Edtech startup Byju’s yesterday appointed former Infosys CFO and board member T.V. Mohandas Pai and former State Bank of India chairman Rajnish Kumar to its board advisory council (BAC) — a newly constituted body to advise its founders on governance, after half of the startup’s board quit enmasse last month. Both Pai and Kumar are stalwarts of the Indian tech and startup ecosystem, and their willingness to serve as advisors to the beleaguered startup should provide solace to investors, employees and other stakeholders. Pai served as Infosys’ chief financial officer for over a decade and was one of Byju’s earliest investors through his fund Aarin Capital. Kumar’s success at SBI is widely known, but his role as the chairman of BharatPe’s board, where he faced off against its founder Ashneer Grover, will likely be more relevant for Byju’s.
This begs the question — why haven’t Pai and Kumar joined BYJU’S board, where surely they will be more effective in enforcing matters of governance? Isn’t the reconstitution of the board the need of the hour? Byju’s advisory council will advise and mentor the founders on ‘systems of governance and financial reporting’, organisational structure and strategic decision making. But isn’t this the job of the board?

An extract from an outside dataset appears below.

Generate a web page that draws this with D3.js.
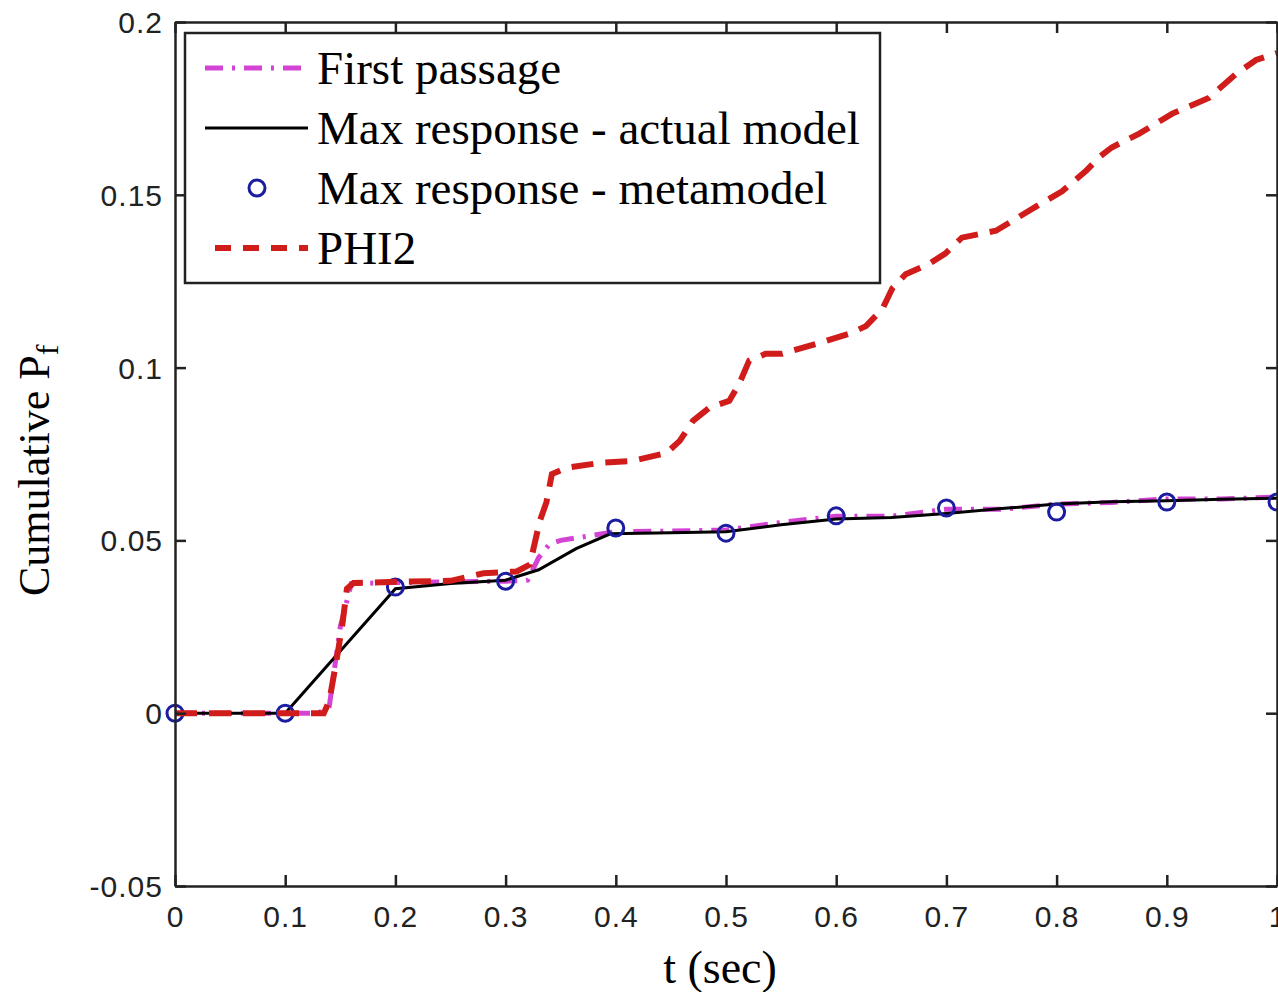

Further, is it really advice that Byju’s needs? The startup has over 70 investors, who are all experienced and operate across geographies and sectors. They have navigated similar downturns in the funding ecosystem before and have advised several companies on building organizational bench strength. Its most recent board representatives — Prosus Ventures, Peak XV (formerly Sequoia Capital India), and Chan Zuckerberg Initiative — did not lack the knowledge or the expertise in matters of governance and financial reporting. Yet, despite having powers that came with being board members, they could do little over the past three years to provide basic guardrails for the company.
One doesn’t know if these industry stalwarts were reluctant to join Byju’s board, but it is a fact that the startup’s board faces unique compliance burdens. The Indian government, through the Ministry of Corporate Affairs, has ordered an inquiry into the startup. Byju’s has also been under the scanner of the Enforcement Directorate. It is a repeat offender when it comes to delays in financial reporting. So, there are real risks in joining a board where the founders have previously shown reluctance or inability to follow the board’s advice.
And yet, what Byju’s lacks is a board that has teeth and which can enforce basic compliance norms. It needs someone the founders can look up to and feel compelled to listen to. The board needs a chairperson who is charismatic enough to stand up to the founders and follow through on decisions.
To be fair, the advisory board appears to be already aware of the challenges. When Mint asked Rajnish Kumar if founder Byju Raveendran will listen to the advisory council’s advice, he offered a telling response. “He is bound to listen, I will put it that way,” he said.